I don’t know how somebody could confuse the two. Yet somehow:
Robbed by the rule book
I was at this game and and watched this horrible rule in affect. I was sitting in the second row next to the penalty box there as a guest of my long time friend Earl sleek( blogger for the Ducks on Battle of California). I had a clear vision of the puck just sitting in the crease waiting to be tapped home for what seemed like a lifetime. I have never seen a rule in any sport that allows negation of a score based on intent by a referee to blow his whistle. I watched and interview before the game on NHL Network with Steven Walkhom VP and director of officiating and one thing that stuck in my head(was regarding Video replay) but it stands true as an overall comment when he said “,it’s about getting things right.” If the NHL has been trying to make sure they get calls right on the ice why did the call go this way. Gary get with your rules committee and change this rule, If you want to compensate human error by stating, “I intended to blow my whistle earlier.” then you need to allow for human correction. All that needed to be said by the referee was "I intended to blow my whistle earlier but it would have been the wrong call since the whistle was blown after the puck crossed the goaline and didn’t interfere with the play, Goal stands.

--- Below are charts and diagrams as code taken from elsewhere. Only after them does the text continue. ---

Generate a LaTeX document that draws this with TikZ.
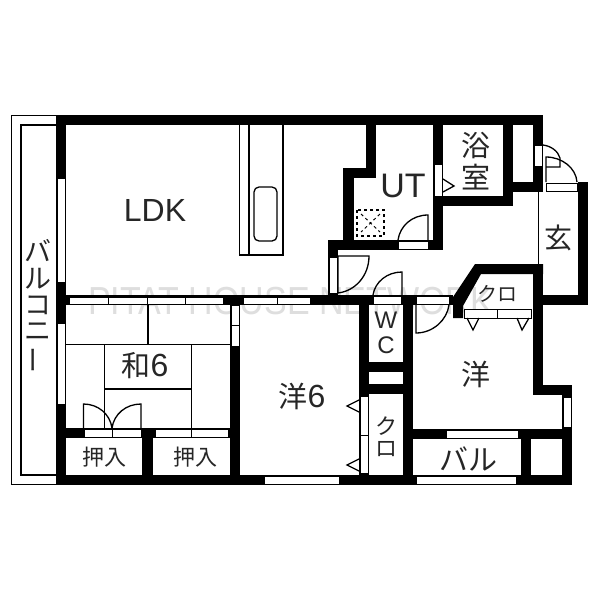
\documentclass[tikz,border=0pt]{standalone}
\usepackage{fontspec}
\setmainfont{Liberation Sans}
\newfontfamily\cjk{Noto Sans CJK JP}
\newcommand{\fs}[1]{\fontsize{#1}{#1}\selectfont}
\tikzset{
wall/.style={fill=black},
cellbox/.style={draw=black,fill=white,line width=1pt},
thin line/.style={line width=1.3pt},
label/.style={inner sep=0pt,text=black!85},
}
\begin{document}
\begin{tikzpicture}[x=1pt,y=-1pt]
\useasboundingbox (0,0) rectangle (600,600);
\fill[white] (0,0) rectangle (600,600);
% watermark
\node[inner sep=0pt,anchor=west,text=black!13,yscale=1.15] (mark) at (88,301) {\fs{34}PITAT HOUSE NETWORK};
% balcony
\draw[line width=1.5pt] (56,115.5) -- (11.5,115.5) -- (11.5,484.5) -- (56,484.5);
\draw[line width=1.5pt] (56,125) -- (21,125) -- (21,475) -- (56,475);
% kitchen
\draw[thin line] (239.5,125) -- (239.5,255) -- (283,255) -- (283,125);
\draw[thin line] (249,125) -- (249,255);
\draw[thin line,rounded corners=5pt] (254,187) rectangle (277,241);
% tatami
\draw[thin line] (66,344.5) -- (230,344.5);
\draw[thin line] (148,305) -- (148,344.5);
\draw[thin line] (104.5,344.5) -- (104.5,428);
\draw[thin line] (191.5,344.5) -- (191.5,428);
\draw[thin line] (104.5,389) -- (191.5,389);
% outer walls
\fill[wall] (56,115) rectangle (543,125);
\fill[wall] (56,115) rectangle (66,485);
\fill[wall] (56,475) rectangle (572,485);
% walls left side
\fill[wall] (66,295) rectangle (373,305);
\fill[wall] (230,295) rectangle (240,485);
\fill[wall] (66,428) rectangle (230,438);
\fill[wall] (142,428) rectangle (153,485);
% walls middle
\fill[wall] (359,295) rectangle (369,475);
\fill[wall] (403,295) rectangle (413,485);
\fill[wall] (369,362) rectangle (403,372);
\fill[wall] (369,384) rectangle (403,394);
\fill[wall] (373,295) rectangle (453,305);
% walls UT and bath
\fill[wall] (366,115) rectangle (376,178);
\fill[wall] (343,168) rectangle (376,178);
\fill[wall] (343,168) rectangle (354,250);
\fill[wall] (328,240) rectangle (443,250);
\fill[wall] (328,240) rectangle (338,305);
\fill[wall] (433,115) rectangle (443,250);
\fill[wall] (433,196) rectangle (513,206);
\fill[wall] (503,115) rectangle (513,206);
\fill[wall] (503,182) rectangle (543,192);
% walls entrance and right room
\fill[wall] (533,115) rectangle (543,192);
\fill[wall] (533,264) rectangle (543,395);
\fill[wall] (578,182) rectangle (588,305);
\fill[wall] (533,295) rectangle (588,305);
\fill[wall] (533,385) rectangle (572,395);
\fill[wall] (562,385) rectangle (572,485);
\fill[wall] (413,429) rectangle (572,439);
\fill[wall] (521,429) rectangle (531,485);
\fill[wall] (475,264) -- (543,264) -- (543,274) -- (481,274) -- (463,306) -- (463,318) -- (453,318) -- (453,297) -- cycle;
% entrance step
\draw[line width=1pt] (538,192) -- (538,264);
% windows
\draw[cellbox] (57,178) rectangle (65,282);
\draw[cellbox] (57,323) rectangle (65,404);
\foreach \xa/\xb in {69/108,108/147,147/185,185/223,243/277,277/310}
  \draw[cellbox] (\xa,297) rectangle (\xb,304);
\draw[cellbox] (231,305) rectangle (239,325);
\draw[cellbox] (231,325) rectangle (239,346);
\foreach \xa/\xb in {84/112,112/141,155/191,191/228}
  \draw[cellbox] (\xa,429) rectangle (\xb,437);
\draw[cellbox] (264,476) rectangle (339,484);
\draw[cellbox] (416,476) rectangle (516,484);
\draw[cellbox] (446,430) rectangle (518,438);
\draw[cellbox] (563,397) rectangle (571,427);
\draw[cellbox] (360,396) rectangle (368,435);
\draw[cellbox] (360,435) rectangle (368,473);
\draw[cellbox] (373,296) rectangle (401,304);
\draw[cellbox] (416,296) rectangle (449,304);
\draw[cellbox] (464,309) rectangle (497,318);
\draw[cellbox] (497,309) rectangle (531,318);
\draw[cellbox] (434,164) rectangle (442,196);
\draw[cellbox] (398,241) rectangle (428,249);
\draw[cellbox] (329,257) rectangle (337,293);
\draw[cellbox] (534,145) rectangle (542,166);
\draw[cellbox] (546,183) rectangle (577,191);
% doors
\draw[thin line] (83.5,428) -- (83.5,404) .. controls (98,404) and (110,414) .. (112,428);
\draw[thin line] (141,428) -- (141,404) .. controls (126,404) and (114,414) .. (112,428);
\draw[thin line] (402,295) -- (402,272) .. controls (387,272) and (375,282) .. (373,295);
\draw[thin line] (416,305) -- (416,333) .. controls (433,333) and (447,320) .. (449,305);
\draw[thin line] (428,240) -- (428,215) .. controls (412,215) and (400,226) .. (398,240);
\draw[thin line] (338,293) -- (338,256) -- (369,256) .. controls (369,276) and (355,291) .. (338,293);
\draw[thin line] (543,145) .. controls (551,146) and (558,151) .. (560,158) -- (560,167) -- (546,167);
\draw[thin line] (546,182) -- (546,157) .. controls (562,157) and (576,168) .. (577,182);
% triangles
\draw[thin line] (443,179) -- (454,186) -- (443,192);
\draw[thin line] (359,400) -- (347,406) -- (359,412);
\draw[thin line] (359,459) -- (347,465) -- (359,471);
\draw[thin line] (467,318) -- (473,330) -- (479,318);
\draw[thin line] (517,318) -- (522,330) -- (529,318);
% pan
\draw[line width=1.5pt,dashed] (357,210) rectangle (384,236);
\draw[line width=1pt,dashed] (361,214) -- (380,232) (380,214) -- (361,232);
% labels
\node[label] (ldk) at (155,210) {\fs{32}LDK};
\node[label] (ut) at (403,186) {\fs{34}UT};
\node[label] (yoku) at (476,146) {\cjk\fs{29}浴};
\node[label] (shitsu) at (476,177) {\cjk\fs{29}室};
\node[label] (gen) at (558,238) {\cjk\fs{28}玄};
\node[label] (kuro a) at (497,294) {\cjk\fs{20}クロ};
\node[label] (w) at (386,320) {\fs{24}W};
\node[label] (c) at (386,345) {\fs{24}C};
\node[label] (kuro b) at (386,426) {\cjk\fs{22}ク};
\node[label] (kuro c) at (386,449) {\cjk\fs{22}ロ};
\node[label] (you) at (476,374) {\cjk\fs{29}洋};
\node[label] (bal) at (468,459) {\cjk\fs{29}バル};
\node[label] (you six) at (302,396) {\cjk\fs{29}洋\rmfamily\fs{32}6};
\node[label] (wa six) at (145,366) {\cjk\fs{29}和\rmfamily\fs{32}6};
\node[label] (oshi a) at (104,457) {\cjk\fs{22}押入};
\node[label] (oshi b) at (195,457) {\cjk\fs{22}押入};
\node[label] (ba) at (38,251) {\cjk\fs{27}バ};
\node[label] (ru) at (38,279) {\cjk\fs{27}ル};
\node[label] (ko) at (38,305) {\cjk\fs{27}コ};
\node[label] (ni) at (38,332) {\cjk\fs{27}ニ};
\node[label,rotate=90] (nobi) at (38,360) {\cjk\fs{27}ー};
\end{tikzpicture}
\end{document}
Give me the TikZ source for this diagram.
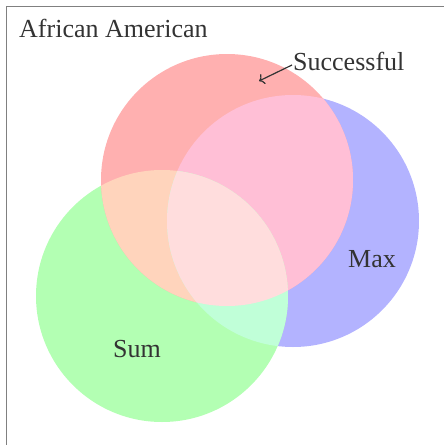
\documentclass[tikz,border=0pt]{standalone}
\usepackage{fontspec}
\setmainfont{Liberation Serif}
\usetikzlibrary{arrows.meta,positioning,calc}
\definecolor{soloexito}{HTML}{FFB0B0}
\definecolor{solomax}{HTML}{B3B3FF}
\definecolor{solosuma}{HTML}{B3FFB3}
\definecolor{exitomax}{HTML}{FFBFD6}
\definecolor{exitosuma}{HTML}{FFD4BC}
\definecolor{sumamax}{HTML}{C0FFD8}
\definecolor{lostres}{HTML}{FFDDDD}
\definecolor{tinta}{HTML}{333333}
\newcommand{\radio}{126}
\tikzset{
    vennset/.style={
        fill=#1,                  % cada conjunto con su color propio
        draw=none                 % sin borde, solo el relleno
    },
    setlabel/.style={
        text=tinta,               % texto gris oscuro
        font=\fontsize{26}{30}\selectfont,
        inner sep=1pt
    },
    pointer/.style={
        -{To[length=5pt,width=11pt]}, % punta abierta, algo grande
        draw=tinta,
        line width=1.2pt
    }
}
\begin{document}
\begin{tikzpicture}[x=1pt,y=-1pt]
    \useasboundingbox (0,0) rectangle (444,445);
    % marco (solo se ven los lados izquierdo y superior)
    \draw[gray, line width=1.2pt] (6.5,445) -- (6.5,6.5) -- (444,6.5);

    \coordinate (exito) at (227,180);
    \coordinate (maximo) at (293,221);
    \coordinate (suma) at (162,296);

    % conjuntos
    \fill[vennset=solomax] (maximo) circle (\radio);
    \fill[vennset=solosuma] (suma) circle (\radio);
    \fill[vennset=soloexito] (exito) circle (\radio);
    % intersecciones de a dos
    \begin{scope}
        \clip (exito) circle (\radio);
        \fill[vennset=exitomax] (maximo) circle (\radio);
        \fill[vennset=exitosuma] (suma) circle (\radio);
    \end{scope}
    \begin{scope}
        \clip (suma) circle (\radio);
        \fill[vennset=sumamax] (maximo) circle (\radio);
    \end{scope}
    % las tres
    \begin{scope}
        \clip (exito) circle (\radio);
        \clip (suma) circle (\radio);
        \fill[vennset=lostres] (maximo) circle (\radio);
    \end{scope}

    \node[setlabel, anchor=west] (grupo) at (18,28) {African American};
    \node[setlabel, anchor=west] (lblexito) at (292,61) {Successful};
    \node[setlabel] (lblmax) at (372,259) {Max};
    \node[setlabel] (lblsuma) at (137,349) {Sum};

    \coordinate (flecha) at (259,81);
    \draw[pointer] ([yshift=-4pt]lblexito.west) -- (flecha);
\end{tikzpicture}
\end{document}
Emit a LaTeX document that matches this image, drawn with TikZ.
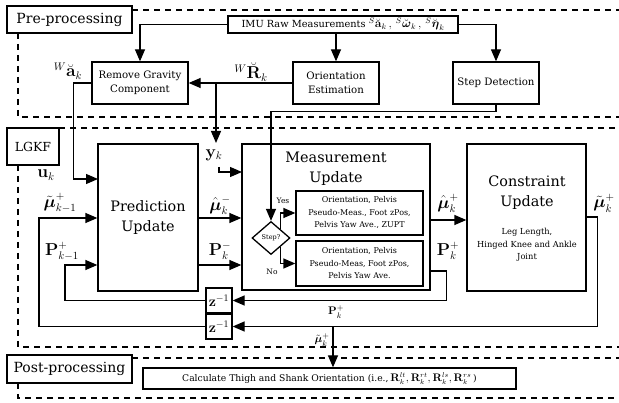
\documentclass[tikz,border=0pt]{standalone}
\usepackage{amsmath,amssymb}
\usepackage[no-math]{fontspec}
\setmainfont{DejaVu Serif}
\usetikzlibrary{arrows.meta,shapes.geometric}

\begin{document}
\begin{tikzpicture}
[
x=1pt, y=-1pt,
Block/.style={rectangle, draw=black, line width=1.3pt, inner sep=1pt, align=center, font=\fontsize{10.2}{14}\selectfont},
BigBlock/.style={rectangle, draw=black, line width=1.3pt, inner sep=1pt},
SubBlock/.style={rectangle, draw=black, line width=1.3pt, inner sep=1pt, align=center, font=\fontsize{8}{12.5}\selectfont},
RegionLabel/.style={rectangle, draw=black, line width=1.2pt, inner sep=1pt, font=\fontsize{14}{17}\selectfont},
Title/.style={align=center, font=\fontsize{14.4}{20}\selectfont},
SmallText/.style={align=center, font=\fontsize{8.3}{12.5}\selectfont},
Decision/.style={diamond, draw=black, line width=1.3pt, inner sep=0pt, minimum width=38pt, minimum height=33pt, font=\fontsize{6.5}{8}\selectfont},
Signal/.style={inner sep=0pt, font=\fontsize{16}{18}\selectfont},
SmallSignal/.style={inner sep=0pt, font=\fontsize{11}{13}\selectfont},
Tag/.style={inner sep=0pt, font=\fontsize{7.5}{9}\selectfont},
DashLine/.style={line width=1.2pt, dash pattern=on 6pt off 5pt},
Arrow/.style={line width=1.3pt, -{Triangle[length=12pt,width=10pt]}},
]
\useasboundingbox (0,0) rectangle (619,403);

% regions
\node[RegionLabel, minimum width=125pt, minimum height=27pt] (pre) at (69.5,19.5) {Pre-processing};
\node[RegionLabel, minimum width=52pt, minimum height=37pt, font=\fontsize{12.5}{15}\selectfont] (lgkf) at (33,146.5) {LGKF};
\node[RegionLabel, minimum width=125pt, minimum height=28pt] (post) at (69.5,369) {Post-processing};

\draw[DashLine] (132,10)--(619,10);
\draw[DashLine] (18,33)--(18,117)--(619,117);
\draw[DashLine] (59,128)--(619,128);
\draw[DashLine] (18,165)--(18,347)--(619,347);
\draw[DashLine] (132,358)--(619,358);
\draw[DashLine] (18,383)--(18,398)--(619,398);

% pre-processing blocks
\node[Block, minimum width=230pt, minimum height=17pt, inner sep=0pt, font=\fontsize{9.8}{11}\selectfont] (imu) at (343,24.5)
  {IMU Raw Measurements {\fontsize{12}{12}\selectfont$^{S}\breve{\mathbf{a}}_k\,,\,^{S}\breve{\boldsymbol{\omega}}_k\,,\,^{S}\breve{\boldsymbol{\eta}}_k$}};
\node[Block, minimum width=96pt, minimum height=42pt] (grav) at (140,83) {Remove Gravity\\Component};
\node[Block, minimum width=86pt, minimum height=42pt] (orient) at (336,83) {Orientation\\Estimation};
\node[Block, minimum width=86pt, minimum height=42pt] (stepdet) at (496,83) {Step Detection};

% filter blocks
\node[BigBlock, minimum width=100pt, minimum height=147pt] (pred) at (148,217.5) {};
\node[Title] (predtitle) at (148,218) {Prediction\\Update};
\node[BigBlock, minimum width=188pt, minimum height=146pt] (meas) at (336,217) {};
\node[Title] (meastitle) at (336,169) {Measurement\\Update};
\node[SubBlock, minimum width=127pt, minimum height=44pt] (yes) at (359.5,213) {Orientation, Pelvis\\Pseudo-Meas., Foot zPos,\\Pelvis Yaw Ave., ZUPT};
\node[SubBlock, minimum width=127pt, minimum height=45pt] (no) at (359.5,263.5) {Orientation, Pelvis\\Pseudo-Meas, Foot zPos,\\Pelvis Yaw Ave.};
\node[Decision] (step) at (271,238) {Step?};
\node[BigBlock, minimum width=119pt, minimum height=147pt] (cons) at (526.5,217.5) {};
\node[Title] (constitle) at (527,193) {Constraint\\Update};
\node[SmallText] (consnote) at (527,245) {Leg Length,\\Hinged Knee and Ankle\\Joint};
\node[BigBlock, minimum width=26pt, minimum height=25pt, font=\fontsize{14}{16}\selectfont] (zone) at (219,300.5) {$\mathbf{z}^{-1}$};
\node[BigBlock, minimum width=26pt, minimum height=25pt, font=\fontsize{14}{16}\selectfont] (ztwo) at (219,326.5) {$\mathbf{z}^{-1}$};

% post-processing block
\node[Block, minimum width=373pt, minimum height=21pt, font=\fontsize{9.2}{11}\selectfont] (calc) at (329.5,378.5)
  {Calculate Thigh and Shank Orientation (i.e.,{\fontsize{10.5}{11}\selectfont$\,\mathbf{R}_k^{lt},\mathbf{R}_k^{rt},\mathbf{R}_k^{ls},\mathbf{R}_k^{rs}\,$})};

% helper points
\coordinate (rbranch) at (216,83);
\coordinate (ykend) at (216,143);
\coordinate (ykcorner) at (219,167);
\coordinate (measin) at (242,172);
\coordinate (predin) at (98,179);
\coordinate (mubranch) at (333,326.5);

% pre-processing connections
\draw[Arrow] (imu.west) -| (grav.north);
\draw[Arrow] (imu.south -| orient.north) -- (orient.north);
\draw[Arrow] (imu.east) -| (stepdet.north);
\draw[Arrow] (orient.west) -- (grav.east);
\draw[Arrow] (rbranch) -- (ykend);
\draw[Arrow] (ykcorner) |- (measin);
\draw[Arrow] (grav.west) -- ++(-18,0) |- (predin);
\draw[Arrow] (stepdet.south) -- ++(0,7) -| (step.north);

% filter connections
\draw[Arrow] (step.north east) |- (yes.west);
\draw[Arrow] (step.south east) |- (no.west);
\draw[Arrow] (pred.east |- 0,218) -- (meas.west |- 0,218);
\draw[Arrow] (pred.east |- 0,265) -- (meas.west |- 0,265);
\draw[Arrow] (meas.east |- 0,220) -- (cons.west |- 0,220);
\draw[Arrow] (meas.east |- 0,271) -- ++(16,0) |- (zone.east);
\draw[Arrow] (cons.east |- 0,217) -- ++(11,0) |- (ztwo.east);
\draw[Arrow] (zone.west) -| (65,265) -- (pred.west |- 0,265);
\draw[Arrow] (ztwo.west) -| (39,218) -- (pred.west |- 0,218);
\draw[Arrow] (mubranch) -- (mubranch |- calc.north);

% signal labels
\node[Signal] (wr) at (251,72) {$^{W}\breve{\mathbf{R}}_k$};
\node[Signal] (wa) at (68,71) {$^{W}\breve{\mathbf{a}}_k$};
\node[Signal] (yk) at (214,155) {$\mathbf{y}_k$};
\node[Signal] (uk) at (46,175) {$\mathbf{u}_k$};
\node[Signal] (muprev) at (60,203) {$\tilde{\boldsymbol{\mu}}^{+}_{k-1}$};
\node[Signal] (pprev) at (62,251) {$\mathbf{P}^{+}_{k-1}$};
\node[Signal] (muminus) at (220,205) {$\hat{\boldsymbol{\mu}}^{-}_{k}$};
\node[Signal] (pminus) at (220,251) {$\mathbf{P}^{-}_{k}$};
\node[Signal] (muplus) at (448,203) {$\hat{\boldsymbol{\mu}}^{+}_{k}$};
\node[Signal] (pplus) at (448,251) {$\mathbf{P}^{+}_{k}$};
\node[Signal] (muout) at (604,203) {$\tilde{\boldsymbol{\mu}}^{+}_{k}$};
\node[SmallSignal] (pfeed) at (336,312) {$\mathbf{P}^{+}_{k}$};
\node[SmallSignal] (mufeed) at (322,340) {$\tilde{\boldsymbol{\mu}}^{+}_{k}$};
\node[Tag] (yestag) at (283,201) {Yes};
\node[Tag] (notag) at (272,272) {No};

\end{tikzpicture}
\end{document}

I am not here to say that the Redwings would have won the game in overtime but who knows it could have given them the momentum swing they needed. This decision/ rule robbed the Redwings of a chance to win and robbed fans of more great hockey. You want to promote the NHL you have to consider all the things that may subtract from fan enjoyment, and No fan wants to feel that the team they root for has been cheated. Walking out of the stadium after a loss you want to feel like your team played there best you saw a great game, it just wasn’t your teams night. I love this game and I really feel that the ref’s try there best to get things right but it hurts to see pivotal games being decided by calls based on some nonsense rule instead of common sense and fact.
For those of you...
That follow the NFL as well this reminded me of Ed Hochuli and the whole “Hochuli-gate” at the beginning of the year. Hochuli blew the whistle as Denver (now Chicago) QB Jay Cutler fumbled the ball on a crucial play. San Diego recovered the ball but was not given possession because of the early whistle. San Diego then gave up a touchdown and a two point conversion to lose the game. The only bit of vindication for the Chargers? They beat Denver in the season finale and made the playoffs. Maybe something like this is in store for the Wings.
www.wingingitinmotown.com
In fact, Hochuli was exactly what went through my mind when I saw this the next morning, as well as when I was writing my contrarian opinion. Both football and hockey press officials to blow whistles relatively quickly to avoid additional contact. But the downside of that behavior is that it leads to exactly a situation like this: a too-quick whistle that disrupts play.